On 10 August 1744, Frederick ordered the bare hillside to be transformed into terraced vineyards. Three wide terraces were created, with convex centres to maximise the sun light (see plan). On the partitions of the supporting walls, the brickwork is pierced by 168 glazed niches. Trellised vines from Portugal, Italy, France, and also from nearby Neuruppin, were planted against the brickwork, while figs grew in the niches. The individual parts of the terrace were further divided by strips of lawn, on which were planted yew trees. Low box hedging surrounded trellised fruit, making a circular ornamental parterre. In the middle of this “wheel”, 120 steps (now 132) led downward further dividing the terraces into six.

Below the hill, a Baroque ornamental garden, modelled on the parterre at Versailles, was constructed in 1745. The Great Fountain was built at the centre of this garden in 1748. Frederick never saw the fountain playing because the engineers employed in the construction had little understanding of the hydraulics involved.
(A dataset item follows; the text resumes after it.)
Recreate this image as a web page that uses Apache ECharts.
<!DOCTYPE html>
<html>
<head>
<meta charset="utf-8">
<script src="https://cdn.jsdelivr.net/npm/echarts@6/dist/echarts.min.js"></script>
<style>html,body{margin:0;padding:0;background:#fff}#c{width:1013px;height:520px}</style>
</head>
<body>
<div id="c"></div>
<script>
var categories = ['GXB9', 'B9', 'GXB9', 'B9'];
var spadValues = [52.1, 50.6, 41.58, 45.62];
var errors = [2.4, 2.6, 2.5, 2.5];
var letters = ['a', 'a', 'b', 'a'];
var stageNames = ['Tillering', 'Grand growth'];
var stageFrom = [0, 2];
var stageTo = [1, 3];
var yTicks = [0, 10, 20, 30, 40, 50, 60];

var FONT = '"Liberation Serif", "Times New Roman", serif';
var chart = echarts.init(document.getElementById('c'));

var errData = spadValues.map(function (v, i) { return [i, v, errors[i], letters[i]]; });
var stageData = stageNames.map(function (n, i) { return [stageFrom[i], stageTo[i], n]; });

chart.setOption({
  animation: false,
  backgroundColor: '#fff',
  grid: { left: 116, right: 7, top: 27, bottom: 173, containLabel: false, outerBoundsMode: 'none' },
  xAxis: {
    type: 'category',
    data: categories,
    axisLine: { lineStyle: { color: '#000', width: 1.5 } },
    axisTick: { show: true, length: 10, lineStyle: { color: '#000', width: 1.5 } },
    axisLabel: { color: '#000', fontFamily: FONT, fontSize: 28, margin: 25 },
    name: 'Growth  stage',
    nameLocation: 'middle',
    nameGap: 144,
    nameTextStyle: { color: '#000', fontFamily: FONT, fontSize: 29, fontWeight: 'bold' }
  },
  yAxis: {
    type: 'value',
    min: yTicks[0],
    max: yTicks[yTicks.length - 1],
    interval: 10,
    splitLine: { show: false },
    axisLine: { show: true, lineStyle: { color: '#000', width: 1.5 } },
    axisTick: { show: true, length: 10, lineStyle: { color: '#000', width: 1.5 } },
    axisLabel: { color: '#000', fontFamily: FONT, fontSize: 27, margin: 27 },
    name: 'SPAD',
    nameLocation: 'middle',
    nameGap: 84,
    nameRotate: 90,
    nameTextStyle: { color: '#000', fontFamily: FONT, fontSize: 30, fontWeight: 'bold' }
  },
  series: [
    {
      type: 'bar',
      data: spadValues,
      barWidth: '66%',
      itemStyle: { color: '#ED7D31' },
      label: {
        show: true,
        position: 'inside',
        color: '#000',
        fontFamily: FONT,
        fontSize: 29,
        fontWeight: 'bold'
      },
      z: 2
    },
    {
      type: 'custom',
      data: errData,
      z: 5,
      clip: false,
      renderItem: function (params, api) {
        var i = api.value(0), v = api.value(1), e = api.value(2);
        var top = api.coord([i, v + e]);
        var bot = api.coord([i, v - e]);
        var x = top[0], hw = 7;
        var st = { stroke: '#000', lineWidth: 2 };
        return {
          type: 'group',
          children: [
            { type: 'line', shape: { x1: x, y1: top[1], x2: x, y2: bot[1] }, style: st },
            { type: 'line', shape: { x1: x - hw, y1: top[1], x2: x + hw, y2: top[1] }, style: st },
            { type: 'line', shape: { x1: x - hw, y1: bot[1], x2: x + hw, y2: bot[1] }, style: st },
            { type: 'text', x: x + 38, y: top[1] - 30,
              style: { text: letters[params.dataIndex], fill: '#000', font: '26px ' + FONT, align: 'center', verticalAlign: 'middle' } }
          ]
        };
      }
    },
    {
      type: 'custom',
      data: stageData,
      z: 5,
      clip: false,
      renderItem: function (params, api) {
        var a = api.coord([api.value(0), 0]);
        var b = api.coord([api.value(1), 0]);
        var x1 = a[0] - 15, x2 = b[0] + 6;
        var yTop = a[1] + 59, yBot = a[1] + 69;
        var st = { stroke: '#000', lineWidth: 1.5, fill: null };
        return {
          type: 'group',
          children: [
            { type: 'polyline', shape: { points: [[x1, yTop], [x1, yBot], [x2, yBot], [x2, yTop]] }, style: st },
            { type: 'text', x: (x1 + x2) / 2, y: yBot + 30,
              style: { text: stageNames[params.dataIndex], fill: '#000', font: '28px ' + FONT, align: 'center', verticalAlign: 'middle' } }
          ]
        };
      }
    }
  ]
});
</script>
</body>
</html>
From 1750, marble statues were placed around the basin of the fountain. This again was a feature copied from Versailles: figures of Venus, Mercury, Apollo, Diana, Juno, Jupiter, Mars and Minerva, as well as allegorical portrayals of the four elements Fire, Water, Air and Earth. Venus and Mercury, the works of the sculptor Jean Baptiste Pigalle, and two groups of hunters, allegories of the elements (wind and water) by Lambert Sigisbert Adam, were presented by Versailles’s owner, the French King Louis XV. The remaining figures came from the workshop of François Gaspard Adam, a renowned sculptor in Berlin. By 1764, the French Rondel, as it came to be known, was completed.

Nearby was a kitchen garden, which Frederick William I had laid out sometime prior to 1715. The soldier-king jokingly gave this simple garden the name “My Marly”, in reference to the very similar garden at the summer residence of the Louis XIV in Marly-le-Roi.
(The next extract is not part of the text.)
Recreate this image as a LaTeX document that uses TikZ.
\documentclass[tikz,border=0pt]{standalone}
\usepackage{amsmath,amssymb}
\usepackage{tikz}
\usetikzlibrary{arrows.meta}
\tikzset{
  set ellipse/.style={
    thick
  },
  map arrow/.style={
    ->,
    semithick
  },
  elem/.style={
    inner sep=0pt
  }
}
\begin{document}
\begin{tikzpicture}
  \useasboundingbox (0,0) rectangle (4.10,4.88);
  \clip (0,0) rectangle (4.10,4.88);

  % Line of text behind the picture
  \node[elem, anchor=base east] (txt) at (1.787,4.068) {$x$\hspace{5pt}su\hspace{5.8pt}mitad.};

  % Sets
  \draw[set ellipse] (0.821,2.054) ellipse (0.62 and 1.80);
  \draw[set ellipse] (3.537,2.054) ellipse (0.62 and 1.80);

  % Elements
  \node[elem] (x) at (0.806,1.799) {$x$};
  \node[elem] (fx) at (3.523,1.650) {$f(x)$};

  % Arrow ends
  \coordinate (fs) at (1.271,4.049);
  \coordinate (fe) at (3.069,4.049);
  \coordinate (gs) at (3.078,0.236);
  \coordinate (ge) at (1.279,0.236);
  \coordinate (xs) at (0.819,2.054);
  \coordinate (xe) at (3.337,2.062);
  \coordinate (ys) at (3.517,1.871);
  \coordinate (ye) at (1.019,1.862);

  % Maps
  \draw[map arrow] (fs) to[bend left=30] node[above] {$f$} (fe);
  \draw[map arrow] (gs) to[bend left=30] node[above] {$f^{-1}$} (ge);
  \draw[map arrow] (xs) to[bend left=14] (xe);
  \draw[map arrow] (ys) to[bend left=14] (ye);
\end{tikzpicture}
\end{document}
In his plans for the grounds, Frederick attached great importance on the combination of both an ornamental and a practical garden, thus demonstrating his belief that art and nature should be united.

The Park
Following the terracing of the vineyard and the completion of the palace, Frederick turned his attention to the landscaping of the greater vicinity of the palace and thus began the creation of Sanssouci Park. In his organisation of the park, Frederick continued what he had begun in Neuruppin and Rheinsberg. A straight main avenue was laid out, ultimately 2.5 km long, beginning in the east at the 1748 obelisk and extended over the years to the New Palace, which marks its western end.

Continuing the horticultural theme of the terraced gardens, 3,000 fruit trees were planted in the park, and greenhouses and nurseries laid out, producing oranges, melons, peaches and bananas. Statuary and obelisks were also erected, with representations of the goddesses Flora and Pomona. Frederick had several temples and follies erected in the same rococo style as the palace itself. Some were small houses which compensated for the lack of reception rooms in the palace itself.

Frederick invested heavily in a vain attempt to introduce a fountain system in Sanssouci Park, attempting to emulate the other great Baroque gardens of Europe. Hydraulics at this stage were still in their infancy, and despite the building of pumping houses and reservoirs, the fountains at Sanssouci remained silent and still for the next 100 years. The invention of the steam power solved the problems a century later, and thus the reservoir finally fulfilled its purpose. From around 1842, the Prussian Royal family were finally able to marvel at such features as the Great Fountain below the vineyard terraces, shooting jets of water to a height of 38 metres. The pumping station itself became another garden pavilion, disguised as a Turkish mosque, with its chimney becoming a minaret.

The park was expanded under Frederick William III, and later under his son Frederick William IV. The architects Karl Friedrich Schinkel and Ludwig Persius built Charlottenhof Palace in the park on the site of a former farm house, and Peter Joseph Lenné was commissioned with the garden design. Broad meadows created visual avenues between Charlottenhof, the Roman Baths and the New Palace, and incorporated the follies such as the Temple of Friendship of Frederick the Great.